Fotos: Felipe Mena
Dice Paco Nieva que La importancia de llamarse Ernesto es «un perfecto sueño de teatro, una comedia despiadada y excéntrica, perfecta, bella y onírica como la vida de una rosa en las extrañas paredes de un jardín vertical». Una rosa delicada que nos recuerda aquello efímero y revelador que tiene la belleza y la vida.
Wilde escribió un guiño perfecto lleno de sabiduría dramatúrgica y de inteligencia vital. Con sus réplicas desacomplejadas hace que la verdad explote en la cara de los espectadores, que se sienten constantemente interpelados.
Wilde obra una gran cantidad de territorios por donde se pasean sus personajes: el amor, el deseo, los orígenes, el compromiso, la hipocresía, la identidad y, sobre todo, la libertad, la suya tan estimada libertad, para poder ser quien era, y que lo llevó a la prisión al poco de escribir La importancia de llamarse Ernesto. Este sentimiento de libertad está presente en toda la función. Y quizás la concreción más clara de esta libertad la vemos en dos de los personajes femeninos, Gwendolen y Cecily, que viven con tanta o más intensidad su vida soñada que su vida real. ¿Dónde están los límites de cada uno de nosotros? ¿Por qué nos autocensuramos? ¿Cómo podemos llegar a ser, con plenitud, nosotros mismos?

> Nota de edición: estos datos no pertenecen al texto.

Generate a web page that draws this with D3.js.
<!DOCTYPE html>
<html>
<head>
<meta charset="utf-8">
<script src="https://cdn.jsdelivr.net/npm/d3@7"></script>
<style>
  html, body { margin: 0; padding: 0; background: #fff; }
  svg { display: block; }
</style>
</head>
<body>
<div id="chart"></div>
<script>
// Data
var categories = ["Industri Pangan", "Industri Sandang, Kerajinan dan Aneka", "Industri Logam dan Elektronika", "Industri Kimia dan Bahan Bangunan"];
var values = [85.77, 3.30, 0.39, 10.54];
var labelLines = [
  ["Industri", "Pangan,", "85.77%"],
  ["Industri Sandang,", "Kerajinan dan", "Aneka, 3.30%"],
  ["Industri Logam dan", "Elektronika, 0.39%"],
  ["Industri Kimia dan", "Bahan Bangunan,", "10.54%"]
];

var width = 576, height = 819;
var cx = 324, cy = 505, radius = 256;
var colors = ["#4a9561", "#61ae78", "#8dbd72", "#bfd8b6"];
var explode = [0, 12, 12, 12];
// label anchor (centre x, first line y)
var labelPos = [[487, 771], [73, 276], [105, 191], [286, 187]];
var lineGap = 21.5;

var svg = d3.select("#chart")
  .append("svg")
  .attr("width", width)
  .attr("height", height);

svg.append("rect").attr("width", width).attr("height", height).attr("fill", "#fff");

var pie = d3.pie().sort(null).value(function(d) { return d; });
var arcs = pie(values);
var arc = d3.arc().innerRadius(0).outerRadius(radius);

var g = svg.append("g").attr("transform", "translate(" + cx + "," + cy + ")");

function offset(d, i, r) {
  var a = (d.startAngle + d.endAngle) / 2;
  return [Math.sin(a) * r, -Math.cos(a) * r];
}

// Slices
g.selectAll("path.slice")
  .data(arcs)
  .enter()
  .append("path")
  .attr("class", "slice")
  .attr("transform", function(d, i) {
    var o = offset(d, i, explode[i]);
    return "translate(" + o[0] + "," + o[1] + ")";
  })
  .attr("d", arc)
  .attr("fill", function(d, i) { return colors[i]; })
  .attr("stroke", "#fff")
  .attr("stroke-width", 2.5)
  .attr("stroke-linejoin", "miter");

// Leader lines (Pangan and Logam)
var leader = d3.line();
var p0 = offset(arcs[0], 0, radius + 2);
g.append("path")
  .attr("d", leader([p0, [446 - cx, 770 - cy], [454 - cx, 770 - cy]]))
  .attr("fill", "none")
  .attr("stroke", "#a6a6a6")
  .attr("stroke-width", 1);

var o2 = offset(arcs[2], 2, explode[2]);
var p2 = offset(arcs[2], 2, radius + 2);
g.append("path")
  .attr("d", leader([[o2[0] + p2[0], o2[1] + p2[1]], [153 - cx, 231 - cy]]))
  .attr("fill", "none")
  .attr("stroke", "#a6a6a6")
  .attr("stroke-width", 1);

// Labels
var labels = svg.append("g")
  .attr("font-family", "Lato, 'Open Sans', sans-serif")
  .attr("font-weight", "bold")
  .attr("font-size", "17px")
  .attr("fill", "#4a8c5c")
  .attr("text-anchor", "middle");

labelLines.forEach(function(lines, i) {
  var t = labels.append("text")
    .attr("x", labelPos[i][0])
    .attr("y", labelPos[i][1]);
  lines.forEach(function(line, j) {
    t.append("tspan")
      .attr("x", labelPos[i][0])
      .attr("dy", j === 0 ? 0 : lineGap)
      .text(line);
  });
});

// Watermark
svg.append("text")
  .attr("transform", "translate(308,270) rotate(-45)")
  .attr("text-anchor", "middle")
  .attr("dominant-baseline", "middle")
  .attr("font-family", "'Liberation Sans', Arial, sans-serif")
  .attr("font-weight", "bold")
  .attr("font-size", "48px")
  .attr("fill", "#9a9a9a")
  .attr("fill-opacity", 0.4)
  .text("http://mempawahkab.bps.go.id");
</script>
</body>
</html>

Aunque quizás cueste de ver, puesto que nos encontramos ante una comedia luminosa, dentro de La importancia de llamarse Ernesto hay también una fuerte pulsión de muerte. Como toda obra de arte que nos resuena, después de más de cien años de su creación, lo que nos explica Wilde de cómo vivir está profundamente ligado al hecho de que esto de existir (que sepamos nosotros) solo pasa una vez y que nuestra ‘estancia’ en este mundo solo tiene sentido si llegamos a ser libres.